During World War II, Vera also served as a member of the Governor’s Committee on Civil Defense.
Vera had a strong interest in troubled youth. She handled countless cases of those who could not afford legal protection, with many of them involving children.
In 1944, Henry County Judge Charles G. Davis died in office. Vera decided to run to replace him. She won, becoming the first woman judge in Henry County and only the third in the state. Vera subsequently was reelected in 1946 and again in 1950.
As a county judge, Vera recognized the need for equal opportunities for women, and she worked tirelessly on the legal status of women, including compiling a digest of laws relating to them.
In 1952, then Governor William G. Stratton asked Vera to join his administration, and in January 1953, Vera became the Director of Illinois Department of Registration and Education, the first woman to hold a cabinet post in Illinois.
As cabinet officer, Vera was an ex-officio member of the board of trustees of the University of Illinois Retirement System, the Water Resources and Flood Control Board, the Board of Museum Advisers, the Board of Natural Resources and Conservation, and the Board of Vocational Education. She also was appointed chairman of the Vocational Education Board and was a member of the Governor’s Committee for Refugee Relief.

Vera was in constant demand as a speaker for many years. She talked on a variety of subjects, from juvenile delinquency to club work, speaking not only in Illinois but across the Midwest.
In 1957, Vera received the Southern Illinois University Women’s Club award as the woman “Leader of the Year.” In the same year, she was named to the board of directors of the National Association of License Law officials.
Overall, Vera served seven years in the Republican administration of Gov Stratton until she became ill in 1960. Vera told a Star Courier reporter that even though she was able to handle her duties by working at home, she still hoped to return to Springfield. But she cautioned the reporter, “I hope you don’t say I’m running business from my bedside . . . I’m up and around the house.” Unfortunately, her illness ultimately prevented her from returning to work.
Vera Mae Binks died on March 29, 1963. She had an illustrious career in the service of others. In an editorial two days later, the Star Courier used a variety of highly complementary phrases to cover the many-faceted and successful career of Vera.
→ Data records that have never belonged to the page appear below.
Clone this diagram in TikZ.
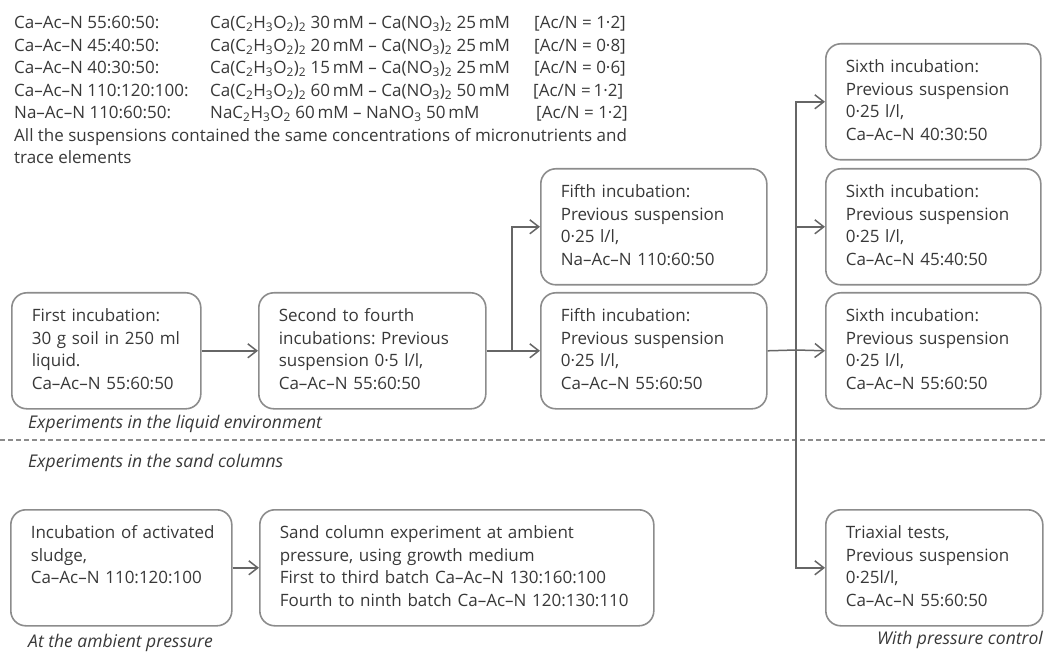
\documentclass[tikz,border=0pt]{standalone}
\usepackage{fontspec}
\setmainfont{Open Sans}
\usetikzlibrary{arrows.meta}
\definecolor{txt}{HTML}{383838}
\definecolor{bord}{HTML}{8C8C8C}
\definecolor{conn}{HTML}{666666}
\newcommand{\sbs}[1]{\textsubscript{#1}}
\newcommand{\tl}[1]{\begin{tabular}{@{}l@{}}#1\end{tabular}}
\frenchspacing
\begin{document}
\begin{tikzpicture}[x=1pt,y=-1pt,
  font=\fontsize{17}{22.5}\selectfont,
  every node/.style={text=txt},
  box/.style={draw=bord, line width=1.6pt, rounded corners=15pt, anchor=north west,
    inner xsep=20pt, inner ysep=0pt, minimum height=116pt, align=left},
  conn/.style={draw=conn, line width=1.5pt},
  arr/.style={conn, -{Straight Barb[length=9pt,width=14pt,line width=1.5pt]}},
  hd/.style={anchor=base west, inner sep=0pt},
  lab/.style={font=\fontsize{17.5}{22.5}\selectfont\itshape, inner sep=0pt}]
\useasboundingbox (0,0) rectangle (1045,655);

% header
\node[hd] (h1a) at (14,29) {Ca–Ac–N 55:60:50:};
\node[hd] (h1b) at (210,29) {Ca(C\sbs{2}H\sbs{3}O\sbs{2})\sbs{2} 30\,mM – Ca(NO\sbs{3})\sbs{2} 25\,mM};
\node[hd] (h1c) at (534,29) {[Ac/N = 1·2]};
\node[hd] (h2a) at (14,51.5) {Ca–Ac–N 45:40:50:};
\node[hd] (h2b) at (210,51.5) {Ca(C\sbs{2}H\sbs{3}O\sbs{2})\sbs{2} 20\,mM – Ca(NO\sbs{3})\sbs{2} 25\,mM};
\node[hd] (h2c) at (534,51.5) {[Ac/N = 0·8]};
\node[hd] (h3a) at (14,74) {Ca–Ac–N 40:30:50:};
\node[hd] (h3b) at (210,74) {Ca(C\sbs{2}H\sbs{3}O\sbs{2})\sbs{2} 15\,mM – Ca(NO\sbs{3})\sbs{2} 25\,mM};
\node[hd] (h3c) at (534,74) {[Ac/N = 0·6]};
\node[hd] (h4a) at (14,96.5) {Ca–Ac–N 110:120:100:};
\node[hd] (h4b) at (210,96.5) {Ca(C\sbs{2}H\sbs{3}O\sbs{2})\sbs{2} 60\,mM – Ca(NO\sbs{3})\sbs{2} 50\,mM};
\node[hd] (h4c) at (533,96.5) {[Ac/N =\,1·2]};
\node[hd] (h5a) at (14,119) {Na–Ac–N 110:60:50:};
\node[hd] (h5b) at (210,119) {NaC\sbs{2}H\sbs{3}O\sbs{2} 60\,mM – NaNO\sbs{3} 50\,mM};
\node[hd] (h5c) at (536,119) {[Ac/N = 1·2]};
\node[hd] (h6) at (14,141.5) {All the suspensions contained the same concentrations of micronutrients and};
\node[hd] (h7) at (14,164) {trace elements};

% liquid environment boxes
\node[box, text width=149pt] (A) at (11,292) {\tl{First incubation:\\30 g soil in 250 ml\\liquid.\\Ca–Ac–N 55:60:50}};
\node[box, text width=187pt] (B) at (258,292) {\tl{Second to fourth\\incubations: Previous\\suspension 0·5 l/l,\\Ca–Ac–N 55:60:50}};
\node[box, text width=186pt] (F1) at (540,168) {\tl{Fifth incubation:\\Previous suspension\\0·25 l/l,\\Na–Ac–N 110:60:50}};
\node[box, text width=186pt] (F2) at (540,292) {\tl{Fifth incubation:\\Previous suspension\\0·25 l/l,\\Ca–Ac–N 55:60:50}};
\node[box, text width=175pt] (S1) at (825,43) {\tl{Sixth incubation:\\Previous suspension\\0·25 l/l,\\Ca–Ac–N 40:30:50}};
\node[box, text width=175pt] (S2) at (825,168) {\tl{Sixth incubation:\\Previous suspension\\0·25 l/l,\\Ca–Ac–N 45:40:50}};
\node[box, text width=175pt] (S3) at (825,292) {\tl{Sixth incubation:\\Previous suspension\\0·25 l/l,\\Ca–Ac–N 55:60:50}};
\node[box, text width=177pt] (T) at (825,509) {\tl{Triaxial tests,\\Previous suspension\\0·25l/l,\\Ca–Ac–N 55:60:50}};

% sand column boxes
\node[box, text width=181pt] (I) at (10,509) {\tl{Incubation of activated\\sludge,\\Ca–Ac–N 110:120:100\\\mbox{}}};
\node[box, text width=354pt] (SC) at (259,509) {\tl{Sand column experiment at ambient\\pressure, using growth medium\\First to third batch Ca–Ac–N 130:160:100\\Fourth to ninth batch Ca–Ac–N 120:130:110}};

% labels
\node[lab, anchor=west] (l1) at (28,424) {Experiments in the liquid environment};
\node[lab, anchor=west] (l2) at (28,463) {Experiments in the sand columns};
\node[lab, anchor=west] (l3) at (28,643) {At the ambient pressure};
\node[lab, anchor=east] (l4) at (1043,640) {With pressure control};

% dashed separator
\coordinate (dl) at (0,440);
\coordinate (dr) at (1045,440);
\draw[bord, line width=1.2pt, dash pattern=on 5pt off 3pt] (dl) -- (dr);

% connectors
\draw[arr] (A) -- (B);
\draw[arr] (B) -- (F2);
\coordinate (j1) at (512,350);
\draw[arr] (j1) |- (F1.west);
\coordinate (j2) at (796,350);
\draw[conn] (F2.east) -- (j2);
\draw[arr] (j2) |- (S1.west);
\draw[arr] (j2) |- (S2.west);
\draw[arr] (j2) -- (S3.west);
\draw[arr] (j2) |- (T.west);
\draw[arr] (I) -- (SC);
\end{tikzpicture}
\end{document}
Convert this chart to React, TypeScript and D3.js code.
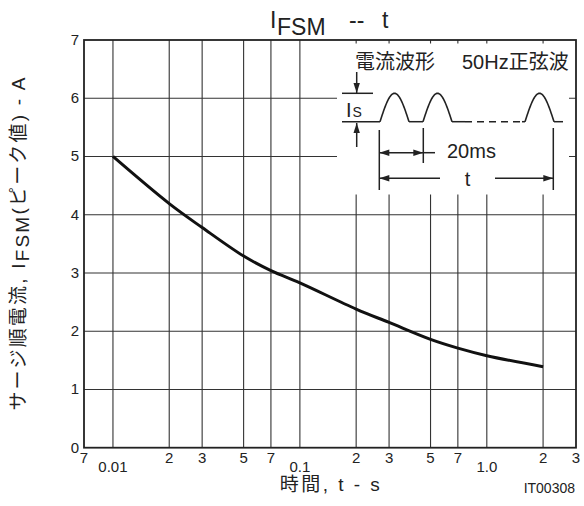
import React from "react";
import * as d3 from "d3";

const times = [0.01, 0.02, 0.03, 0.05, 0.07, 0.1, 0.2, 0.3, 0.5, 0.7, 1.0, 2.0];
const current = [5.0, 4.19, 3.78, 3.29, 3.04, 2.83, 2.38, 2.15, 1.86, 1.71, 1.58, 1.39];
const xGrid = [0.01, 0.02, 0.03, 0.05, 0.07, 0.1, 0.2, 0.3, 0.5, 0.7, 1.0, 2.0];
const xMinorLabels = [
  { v: 0.007, t: "7" }, { v: 0.02, t: "2" }, { v: 0.03, t: "3" }, { v: 0.05, t: "5" }, { v: 0.07, t: "7" },
  { v: 0.2, t: "2" }, { v: 0.3, t: "3" }, { v: 0.5, t: "5" }, { v: 0.7, t: "7" }, { v: 2, t: "2" }, { v: 3, t: "3" },
];
const xDecadeLabels = [
  { v: 0.01, t: "0.01" }, { v: 0.1, t: "0.1" }, { v: 1.0, t: "1.0" },
];
const yTicks = [0, 1, 2, 3, 4, 5, 6, 7];

const W = 584, H = 506;
const L = 84, R = 576, T = 40, B = 447.7;
const FONT = "'Liberation Sans', Arial, 'Noto Sans CJK JP', sans-serif";
const INK = "#222";

function Arrow({ x1, y1, x2, y2, head2 = true, head1 = false }: any) {
  const ang = Math.atan2(y2 - y1, x2 - x1);
  const hl = 10, hw = 3.2;
  const head = (x: number, y: number, a: number) => {
    const bx = x - hl * Math.cos(a), by = y - hl * Math.sin(a);
    const px = -Math.sin(a) * hw, py = Math.cos(a) * hw;
    return `M${x},${y}L${bx + px},${by + py}L${bx - px},${by - py}Z`;
  };
  return (
    <g>
      <line x1={x1} y1={y1} x2={x2} y2={y2} stroke={INK} strokeWidth={1.5} />
      {head2 && <path d={head(x2, y2, ang)} fill={INK} />}
      {head1 && <path d={head(x1, y1, ang + Math.PI)} fill={INK} />}
    </g>
  );
}

function Hump({ x0, x1, base, peak }: any) {
  const pts = d3.range(0, 41).map((i) => {
    const f = i / 40;
    return [x0 + (x1 - x0) * f, base - (base - peak) * Math.sin(Math.PI * f)] as [number, number];
  });
  return <path d={d3.line()(pts) || ""} fill="none" stroke={INK} strokeWidth={1.6} />;
}

export default function App() {
  const x = d3.scaleLog().domain([0.007, 3]).range([L, R]);
  const y = d3.scaleLinear().domain([0, 7]).range([B, T]);
  const line = d3
    .line<number>()
    .x((_, i) => x(times[i]))
    .y((d) => y(d))
    .curve(d3.curveCatmullRom.alpha(0.5));

  const base = 121.7, peak = 93.3;

  return (
    <svg width={W} height={H} style={{ position: "absolute", left: 0, top: 0, background: "#fff" }} fontFamily={FONT}>
      <rect x={0} y={0} width={W} height={H} fill="#fff" />
      {/* grid */}
      {xGrid.map((v) => (
        <line key={"gx" + v} x1={x(v)} x2={x(v)} y1={T} y2={B} stroke="#333" strokeWidth={1.1} />
      ))}
      {yTicks.slice(1, -1).map((v) => (
        <line key={"gy" + v} x1={L} x2={R} y1={y(v)} y2={y(v)} stroke="#333" strokeWidth={1.1} />
      ))}
      {/* inset white cover */}
      <rect x={337} y={43.5} width={232} height={151} fill="#fff" />
      {/* curve */}
      <path d={line(current) || ""} fill="none" stroke="#111" strokeWidth={3} />
      {/* frame */}
      <rect x={L} y={T} width={R - L} height={B - T} fill="none" stroke={INK} strokeWidth={1.8} />

      {/* y tick labels */}
      {yTicks.map((v) => (
        <text key={"yl" + v} x={79} y={y(v) + 5} textAnchor="end" fontSize={15} fill={INK}>{v}</text>
      ))}
      {/* x tick labels */}
      {xMinorLabels.map((d, i) => (
        <text key={"xm" + i} x={x(d.v)} y={463} textAnchor="middle" fontSize={15} fill={INK}>{d.t}</text>
      ))}
      {xDecadeLabels.map((d, i) => (
        <text key={"xd" + i} x={x(d.v)} y={472} textAnchor="middle" fontSize={15} fill={INK}>{d.t}</text>
      ))}

      {/* title */}
      <text x={270} y={28} fontSize={23} fill={INK}>I</text>
      <text x={277} y={34.5} fontSize={23} fill={INK}>FSM</text>
      <text x={349} y={28} fontSize={23} fill={INK}>--</text>
      <text x={382} y={28} fontSize={23} fill={INK}>t</text>

      {/* axis titles */}
      <text x={331} y={491} textAnchor="middle" fontSize={19} letterSpacing={2.5} fill={INK}>時間, t - s</text>
      <text x={575} y={493} textAnchor="end" fontSize={14} fill={INK}>IT00308</text>
      <text transform="translate(25,243) rotate(-90)" textAnchor="middle" fontSize={19} letterSpacing={2.2} fill={INK}>
        <tspan>サージ順電流, I</tspan>
        <tspan dy={4}>FSM</tspan>
        <tspan dy={-4}>(ピーク値) - A</tspan>
      </text>

      {/* inset */}
      <text x={355} y={69} fontSize={20} fill={INK}>電流波形</text>
      <text x={462} y={69} fontSize={20} fill={INK}>50Hz正弦波</text>
      <Arrow x1={356.7} y1={72} x2={356.7} y2={93} />
      <line x1={342} x2={373} y1={93.3} y2={93.3} stroke={INK} strokeWidth={1.5} />
      <line x1={342} x2={380} y1={base} y2={base} stroke={INK} strokeWidth={1.5} />
      <Arrow x1={356.7} y1={147} x2={356.7} y2={123} />
      <text x={346} y={117} fontSize={20} fill={INK}>I</text>
      <text x={352.5} y={117} fontSize={14} fill={INK}>S</text>
      <Hump x0={380} x1={409} base={base} peak={peak} />
      <line x1={409} x2={423} y1={base} y2={base} stroke={INK} strokeWidth={1.5} />
      <Hump x0={423} x1={452} base={base} peak={peak} />
      <line x1={452} x2={465} y1={base} y2={base} stroke={INK} strokeWidth={1.5} />
      <line x1={465} x2={522} y1={base} y2={base} stroke={INK} strokeWidth={1.5} strokeDasharray="7,5" />
      <line x1={522} x2={525} y1={base} y2={base} stroke={INK} strokeWidth={1.5} />
      <Hump x0={525} x1={554} base={base} peak={peak} />
      <line x1={554} x2={563} y1={base} y2={base} stroke={INK} strokeWidth={1.5} />
      <line x1={379.3} x2={379.3} y1={130} y2={190} stroke={INK} strokeWidth={1.5} />
      <line x1={423.3} x2={423.3} y1={128} y2={163} stroke={INK} strokeWidth={1.5} />
      <line x1={553.3} x2={553.3} y1={128} y2={190} stroke={INK} strokeWidth={1.5} />
      <Arrow x1={379.3} y1={152.7} x2={423.3} y2={152.7} head1={true} />
      <line x1={423.3} x2={435} y1={152.7} y2={152.7} stroke={INK} strokeWidth={1.5} />
      <text x={447} y={158} fontSize={20} fill={INK}>20ms</text>
      <Arrow x1={440} y1={178.3} x2={379.3} y2={178.3} />
      <text x={467.5} y={186} textAnchor="middle" fontSize={20} fill={INK}>t</text>
      <Arrow x1={495} y1={178.3} x2={553.3} y2={178.3} />
    </svg>
  );
}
She was the first woman in many of her life achievements, but Vera also liked the little people and enjoyed the little things of life:
“At her home in Kewanee, her telephone was constantly ringing, scarcely a night passing without someone taking a problem to her. . . . [In addition,] [s]he felt a warmth that comes to a person who considered herself a ‘home-body’ at heart . . . she liked to make raspberry jam, for instance, she liked to garden, she liked her radio broadcasts, she liked to fly and to go boating. Yes, she liked her club work. She was a person who was never bored. Somehow, we felt she must have experienced an impatience with her illness for limiting her energy. We’ll miss Vera Binks. She was a remarkable woman.”
That young boy in the beginning of my story, moving toward a life of crime would concur with those sentiments, and surely would say, “Amen.”